During the subject’s “grand narrative,” Geiselman says, the cognitive interviewer notes areas that require follow up when the initial story is concluded. “The strategy then is to ask the interviewee to focus his memory and elaborate about one segment of the narrative at a time.

“This follow-up questioning begins with your asking an open-ended question: ‘Can you tell me more about…’ whatever element of the grand narrative–people, places, objects, conversations, etc.–you want to explore in greater depth at that moment.

“The problem is that if you ask this same question over and over as you move through the various sections you want to follow up on, the interview may begin to seem stilted, stale, and predictable, and the subject may become annoyed, fatigued, or disinterested.”

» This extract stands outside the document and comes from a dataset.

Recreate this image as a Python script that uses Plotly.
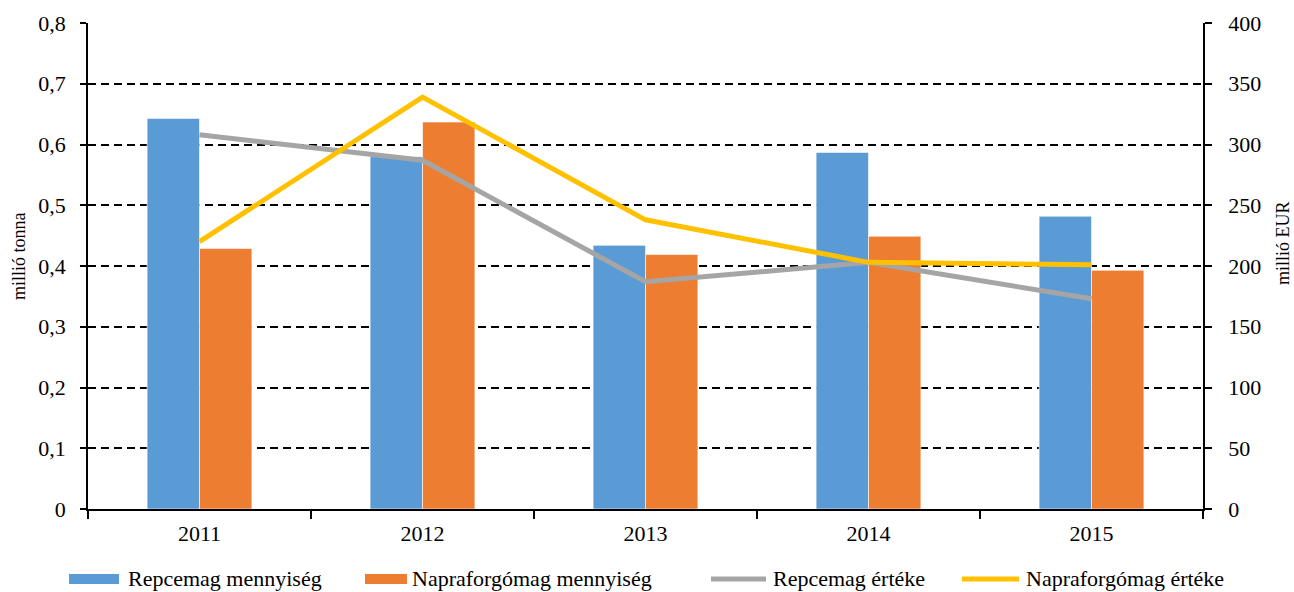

That’s where TEDS PIE comes in.

It’s a means of prefacing follow-up questions that Geiselman says he learned from investigators with the London Metro Police, an agency that has worked on a number of research projects with the Force Science Institute.

TEDS stands for:
  • “Tell me…”
  • “Explain to me…”
  • “Describe for me…”
  • “Show me….”
PIE stands for:
  • “Precisely…”
  • “In detail…”
  • “Exactly….”

“By pairing a term from TEDS with a term from PIE, you have a different way of introducing the same open-ended question as you go through the segments you want the interviewee to expand on,” Geiselman says. “You’re still making the same inquiry repeatedly, but it doesn’t appear that way to the subject.”

As a reminder of the effectiveness of cognitive interviewing, he adds: “Truthful subjects generally like answering open-ended questions and will work hard to mine their memories for as full an account as possible. Not so much those subjects who need to be deceptive. Overwhelmingly, they prefer closed-ended questions that let them get by with abbreviated statements.”